Every so often a book comes along that completely consumes my attention and King Sorrow did exactly that. I picked it up expecting a dark fantasy with a dragon at its centre and instead found myself swept into a sprawling, emotionally charged story about justice, consequence and the fragile bonds between people. It is a huge novel in every sense, yet it never felt like a chore to read. If anything, I kept wishing for more.
The story begins in the 1980s with a group of college friends who make a terrible decision. In an attempt to protect one of their own from a violent drug dealer, they summon a dragon. It is a choice that haunts them for decades. What starts as a troubling moral dilemma quickly spirals into a disaster that crosses borders and generations. Hill moves the narrative through time with confidence, showing how one act of desperation can echo through the lives of everyone involved. The dragon itself, King Sorrow, is both a literal threat and a symbolic one. It becomes a study of how violence breeds more violence and how the pursuit of justice can twist into something unrecognisable.

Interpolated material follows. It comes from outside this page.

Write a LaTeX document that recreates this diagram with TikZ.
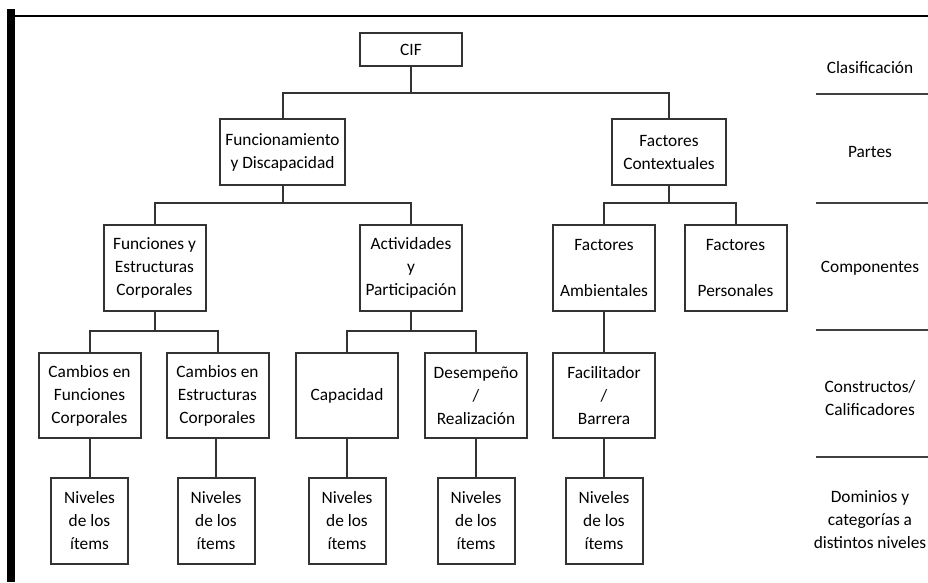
\documentclass[tikz,border=0pt]{standalone}
\usepackage{fontspec}
\setmainfont{Carlito}
\begin{document}
\begin{tikzpicture}[x=0.75pt,y=-0.75pt,
  every node/.style={font=\fontsize{13}{17.25}\selectfont,text=black},
  box/.style={draw=black!80,line width=1.5pt,align=center,inner sep=0pt},
  topbox/.style={box,minimum width=76.5pt,minimum height=24.75pt},
  partbox/.style={box,minimum height=49.5pt},
  compbox/.style={box,minimum width=76.5pt,minimum height=64.5pt},
  consbox/.style={box,minimum width=76.5pt,minimum height=63.75pt},
  itembox/.style={box,minimum width=57.75pt,minimum height=64.5pt},
  link/.style={draw=black!80,line width=1.5pt},
  rule/.style={draw=black!75,line width=1.5pt},
  side/.style={align=center}]
\useasboundingbox (0,0) rectangle (928,582);
\fill (7,9) rectangle (15,582);
\draw[line width=1.5pt] (15,16) -- (928,16);
\node[topbox] (cif) at (411,49.5) {CIF};
\node[partbox,minimum width=93.75pt] (fun) at (282.5,152) {Funcionamiento\\y Discapacidad};
\node[partbox,minimum width=85.5pt] (ctx) at (669,152) {Factores\\Contextuales};
\node[compbox] (est) at (154.5,267.5) {Funciones y\\Estructuras\\Corporales};
\node[compbox] (act) at (411,267.5) {Actividades\\y\\Participaci\'on};
\node[compbox] (amb) at (604,267.5) {Factores\\[17.25pt]Ambientales};
\node[compbox] (per) at (735.5,267.5) {Factores\\[17.25pt]Personales};
\node[consbox] (cfun) at (89.5,395.5) {Cambios en\\Funciones\\Corporales};
\node[consbox] (cest) at (217.5,395.5) {Cambios en\\Estructuras\\Corporales};
\node[consbox] (cap) at (347,395.5) {Capacidad};
\node[consbox] (des) at (476,395.5) {Desempeño\\/\\Realización};
\node[consbox] (fac) at (604,395.5) {Facilitador\\/\\Barrera};
\foreach \n/\x in {i1/89.5,i2/216,i3/347,i4/476,i5/604}
  \node[itembox] (\n) at (\x,520.5) {Niveles\\de los\\ítems};
\coordinate (j1) at (411,93);
\coordinate (j2) at (282.5,203);
\coordinate (j3) at (669,203);
\coordinate (j4) at (154.5,331);
\coordinate (j5) at (411,331);
\draw[link] (cif.south) -- (j1);
\draw[link] (fun.north) |- (j1) -| (ctx.north);
\draw[link] (fun.south) -- (j2);
\draw[link] (est.north) |- (j2) -| (act.north);
\draw[link] (ctx.south) -- (j3);
\draw[link] (amb.north) |- (j3) -| (per.north);
\draw[link] (est.south) -- (j4);
\draw[link] (cfun.north) |- (j4) -| (cest.north);
\draw[link] (act.south) -- (j5);
\draw[link] (cap.north) |- (j5) -| (des.north);
\draw[link] (amb.south) -- (fac.north);
\draw[link] (cfun.south) -- (i1.north);
\draw[link] (cest.south -| i2.north) -- (i2.north);
\draw[link] (cap.south) -- (i3.north);
\draw[link] (des.south) -- (i4.north);
\draw[link] (fac.south) -- (i5.north);
\node[side] (cla) at (870,68) {Clasificación};
\node[side] (par) at (870,152) {Partes};
\node[side] (com) at (870,268) {Componentes};
\node[side] (con) at (870,398) {Constructos/\\Calificadores};
\node[side] (dom) at (870,520) {Dominios y\\categorías a\\distintos niveles};
\foreach \y in {94,203,330,457}
  \draw[rule] (816,\y) -- (928,\y);
\end{tikzpicture}
\end{document}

Thematically the book is rich. Hill asks uncomfortable questions about who justice is meant to serve and who ends up paying the price. There is a political undercurrent running through the entire story, but it never feels heavy handed. Instead it adds weight to the characters’ choices and highlights the way systems fail people long before monsters ever do. The blend of genres is impressive. At times it reads like dark academia, then slips into horror, then into a sweeping fantasy that still feels grounded in the real world. It is tragic, eerie and often heartbreakingly human.
What worked best for me was the character work. Arthur, Gwen, Donna, Van, Allie and Colin are flawed, contradictory and utterly compelling. My feelings towards them shifted constantly as the story unfolded. Their relationships are messy and believable, and the way Hill allows their perspectives to overlap and contradict each other gives the book a wonderful sense of depth. Even the side characters feel fully realised. The pacing does slow in places, especially in the middle, but I found that the quieter moments helped flesh out the world and made the later emotional blows land harder.
Readers who enjoy genre blending stories, morally complex characters and long form narratives that reward patience will find a lot to love here. It is dark and often devastating, but also strangely beautiful. If you like your fantasy tinged with horror and your horror rooted in human frailty, this will be right up your alley.
King Sorrow is a bold, ambitious novel that explores the cost of justice through a fantastical lens without ever losing sight of the people at its heart. I could not put it down.
Thank you to Jonathan Ball Publishers for the opportunity to read this book!